* Problem statement
Print, word for word, the opening line of the data below and every line after it through the line that contains "import * as", but not the pictures.

begin

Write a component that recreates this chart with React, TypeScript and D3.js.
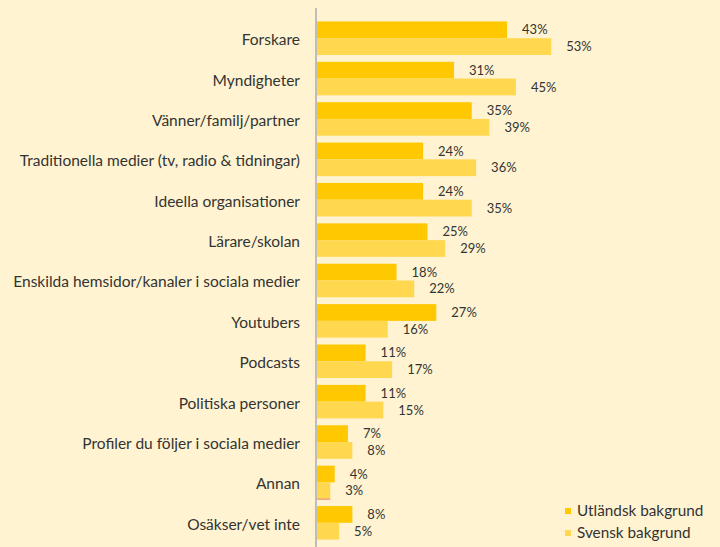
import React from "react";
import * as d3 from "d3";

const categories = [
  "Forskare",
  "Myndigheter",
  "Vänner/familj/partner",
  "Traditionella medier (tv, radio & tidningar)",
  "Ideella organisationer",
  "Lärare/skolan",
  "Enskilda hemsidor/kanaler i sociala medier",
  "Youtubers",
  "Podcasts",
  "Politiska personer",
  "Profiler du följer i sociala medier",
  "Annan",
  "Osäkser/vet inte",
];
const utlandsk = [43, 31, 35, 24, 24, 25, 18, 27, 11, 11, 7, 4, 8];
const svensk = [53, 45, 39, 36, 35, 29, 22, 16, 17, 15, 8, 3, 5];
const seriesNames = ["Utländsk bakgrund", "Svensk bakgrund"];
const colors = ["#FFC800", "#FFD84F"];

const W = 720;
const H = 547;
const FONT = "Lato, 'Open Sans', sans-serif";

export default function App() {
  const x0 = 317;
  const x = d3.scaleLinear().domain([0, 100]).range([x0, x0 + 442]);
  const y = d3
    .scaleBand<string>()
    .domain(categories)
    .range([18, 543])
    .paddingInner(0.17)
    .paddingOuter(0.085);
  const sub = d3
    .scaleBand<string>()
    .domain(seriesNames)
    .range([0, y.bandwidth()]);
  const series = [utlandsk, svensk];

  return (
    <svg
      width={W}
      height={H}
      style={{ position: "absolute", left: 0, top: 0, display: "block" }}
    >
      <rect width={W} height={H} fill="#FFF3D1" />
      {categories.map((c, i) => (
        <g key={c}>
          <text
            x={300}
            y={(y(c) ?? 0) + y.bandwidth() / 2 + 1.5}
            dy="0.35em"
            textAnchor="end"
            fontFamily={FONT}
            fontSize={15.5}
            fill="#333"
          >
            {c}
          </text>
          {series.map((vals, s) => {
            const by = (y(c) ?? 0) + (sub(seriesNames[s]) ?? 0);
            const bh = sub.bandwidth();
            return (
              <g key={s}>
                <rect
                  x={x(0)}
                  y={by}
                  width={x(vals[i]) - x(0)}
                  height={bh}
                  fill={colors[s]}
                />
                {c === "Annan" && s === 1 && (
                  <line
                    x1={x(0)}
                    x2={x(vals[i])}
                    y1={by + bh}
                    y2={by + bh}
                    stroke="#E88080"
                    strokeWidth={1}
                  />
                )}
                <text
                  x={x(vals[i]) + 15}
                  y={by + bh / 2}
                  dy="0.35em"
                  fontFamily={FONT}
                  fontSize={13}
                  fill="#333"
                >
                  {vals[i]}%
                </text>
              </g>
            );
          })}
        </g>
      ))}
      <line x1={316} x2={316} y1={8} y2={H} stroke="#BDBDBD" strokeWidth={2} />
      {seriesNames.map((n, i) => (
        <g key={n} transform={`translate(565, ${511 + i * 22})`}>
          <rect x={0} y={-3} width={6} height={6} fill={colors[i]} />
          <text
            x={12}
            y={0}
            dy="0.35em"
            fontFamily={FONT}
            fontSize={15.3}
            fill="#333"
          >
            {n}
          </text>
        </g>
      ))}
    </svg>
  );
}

end

* Correct answer
Write a component that recreates this chart with React, TypeScript and D3.js.
import React from "react";
import * as d3 from "d3";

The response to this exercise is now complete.